In those days, mail wasn’t by pony express the way it is now, and the following morning I received a phone call from Cardinal Bea’s secretary, a Jesuit named Stefan Schmidt, saying that if the cardinal had to return to Rome the next afternoon, but if I could come up to Boston in the t morning, "his eminence would be delighted to confirm you." My boss, a lapsed Catholic, instructed me to take the rest of the day off  to hunt down a proper outfit–my arms completely covered, he explained. I laughed at the notion that my arms might be a problem for the cardinal who was in his late seventies, but bought an elegant white suit at Bendel’s and a big white hat to "top off" my proper outfit. The following morning, I flew up to Boston.

The man who walked slowly toward me in a "palatial" public room was bent over, physically an old man. But when he lifted his head to greet me, I saw his eyes--astonishingly clear eyes in a face road-mapped with wrinkles. I felt as though those eyes could see right inside people, yet they were heart-warmed. Declining to have his ring kissed, the cardinal invited me to sit. He sat down near me and asked me questions, some about me but also about my parents. He seemed not curious so much as interested in my Jewish background. Through an archway, I could see people waiting for an audience, yet our conversation went on and on until his secretary firmly urged us to proceed with the confirmation ceremony, and hastened us into Cardinal Cushing’s private chapel.

About the ceremony I remember only being surprised that the cardinal’s secretary seemed to be more familiar with it than the cardinal. I saw this as a sign of the forgetfulness which often accompanies age. But when told by his secretary to slap my face–which I knew was an integral part of the ceremony–the cardinal shook his head. A whispered debate ensued. Finally, the Cardinal nodded, apparently giving in. He came over to where I knelt at a rather ornate prie-dieu, raised his hand–and slowly caressed my cheek.
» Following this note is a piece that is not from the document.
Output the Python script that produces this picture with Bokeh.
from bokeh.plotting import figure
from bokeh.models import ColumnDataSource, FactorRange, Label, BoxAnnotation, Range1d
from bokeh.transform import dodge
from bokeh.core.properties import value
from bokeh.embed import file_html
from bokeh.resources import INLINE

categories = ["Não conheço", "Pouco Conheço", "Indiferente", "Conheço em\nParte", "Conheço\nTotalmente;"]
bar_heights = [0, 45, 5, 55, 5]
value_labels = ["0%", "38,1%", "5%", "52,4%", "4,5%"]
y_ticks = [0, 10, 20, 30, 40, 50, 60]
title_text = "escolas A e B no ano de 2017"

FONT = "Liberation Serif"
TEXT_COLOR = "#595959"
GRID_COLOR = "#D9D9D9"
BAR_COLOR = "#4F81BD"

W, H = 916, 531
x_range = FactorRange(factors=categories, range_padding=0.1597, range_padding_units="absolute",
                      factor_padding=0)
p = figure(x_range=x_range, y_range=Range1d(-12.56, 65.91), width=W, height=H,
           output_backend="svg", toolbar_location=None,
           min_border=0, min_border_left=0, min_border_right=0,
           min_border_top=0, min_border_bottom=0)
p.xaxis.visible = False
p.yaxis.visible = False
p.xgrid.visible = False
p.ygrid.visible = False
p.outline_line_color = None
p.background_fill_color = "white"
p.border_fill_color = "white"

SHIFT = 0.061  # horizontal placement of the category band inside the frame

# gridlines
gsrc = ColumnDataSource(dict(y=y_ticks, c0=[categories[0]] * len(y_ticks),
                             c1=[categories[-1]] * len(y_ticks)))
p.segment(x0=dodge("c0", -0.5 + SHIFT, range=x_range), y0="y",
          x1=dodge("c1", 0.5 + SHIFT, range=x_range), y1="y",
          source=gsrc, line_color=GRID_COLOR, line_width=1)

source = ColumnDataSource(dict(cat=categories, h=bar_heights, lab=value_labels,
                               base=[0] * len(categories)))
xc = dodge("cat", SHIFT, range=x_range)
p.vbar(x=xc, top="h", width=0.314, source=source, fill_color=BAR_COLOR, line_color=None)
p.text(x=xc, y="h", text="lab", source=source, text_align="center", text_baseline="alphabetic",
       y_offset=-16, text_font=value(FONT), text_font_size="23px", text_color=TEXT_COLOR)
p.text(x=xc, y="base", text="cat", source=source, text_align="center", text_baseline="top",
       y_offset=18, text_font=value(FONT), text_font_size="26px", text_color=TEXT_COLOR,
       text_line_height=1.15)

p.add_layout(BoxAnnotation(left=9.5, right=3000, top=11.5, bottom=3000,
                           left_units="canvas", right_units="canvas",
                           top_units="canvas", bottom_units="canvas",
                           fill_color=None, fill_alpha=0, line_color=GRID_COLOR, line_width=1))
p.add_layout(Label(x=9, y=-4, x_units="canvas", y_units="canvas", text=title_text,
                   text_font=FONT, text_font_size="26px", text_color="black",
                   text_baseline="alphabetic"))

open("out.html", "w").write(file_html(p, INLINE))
When the ceremony was over, instead of taking his leave, the cardinal led me back into the reception room. He asked if I would like a photograph of him, and had it sent for. Need I say I have it still? Then, apparently enjoying himself, he went further, and called for a photographer. Apparently there was one in house. In the picture of  the cardinal and me, my large white hat floats like a huppah over the two of us.

I saw the Cardinal again the following year, when I was invited to Fordham for him to celebrate Mass for me. But it’s something that happened during our third and last meeting that I need to share. By then I had heard thirdhand that the reason the cardinal spent so much time with me when first we met and later sent me several gifts, was that he had never confirmed anyone before. I was told that the esteemed scholar, who had never had a pastoral assignment, was very pleased to have been asked to do something outside his ordinary activities.
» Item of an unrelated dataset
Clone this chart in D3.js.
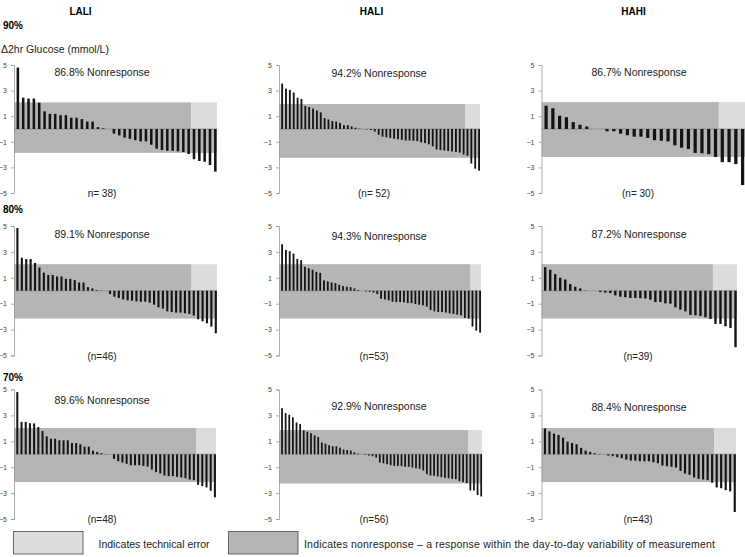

But to our final meeting. In 1967, like many Jews (though probably not many of them were, as I was then, also a Catholic), I flew to Israel to see the Wall. My trip home would include a stopover in Rome, so I shopped for a kipah to give the cardinal as a memento. Invited to visit him on Saturday evening, I showed up at his palace–this one really was a palace–promptly at the appointed hour. When I gave my name, I was immediately taken to him. He was alone, working, seated at a huge desk in a huge room with many doors. After he asked about my trip for a few minutes, not wanting to take too much of his tme, I presented my modest gift of two kipot. Both were the correct red, but neither was utterly plain. I had looked high and higher in Jerusalem, but the best I could come by were kipot with very narrow silver borders. He thanked me and said they were beautiful. Then, very softly, he asked, "But are they for boys?" I so wanted him to think they were not totally inappropriate. So I pointed to the skirted bottom half of his cassock and said, "Eminence, are those?"


He looked down at himself, then back at me–and laughed.  Loudly. Very loudly. Instantly, four doors opened and four Swiss guards came running in. Swiftly, still laughing, he sent them away. But I was stuck in the moment before. How could they have mistaken a laugh for a scream? Had none of those guards ever heard the cardinal laugh?

That made me sad–but later birthed a thought I’ve never told until now. Cardinal Bea was a holy man with a Texas-sized laugh he obviously didn’t get many opportunities to let loose on the world. Maybe, I thought, to be completely holy, you has to have laughter inside of you. Maybe the ability to laugh was the ultimate imitatio dei, because it allowed a holy person to be like God in that way, too. 

(Now I know why I started blogging–to have the chance to type imitatio dei for the first time in my life.)

Now, tell me. Have you ever met a someone with outsize goodness and wisdom, untarnished by a gloss of humility? Who possessed grace straight up? And who had a terrific laugh? If you have met someone like that, you know yourself to be as blessed as I.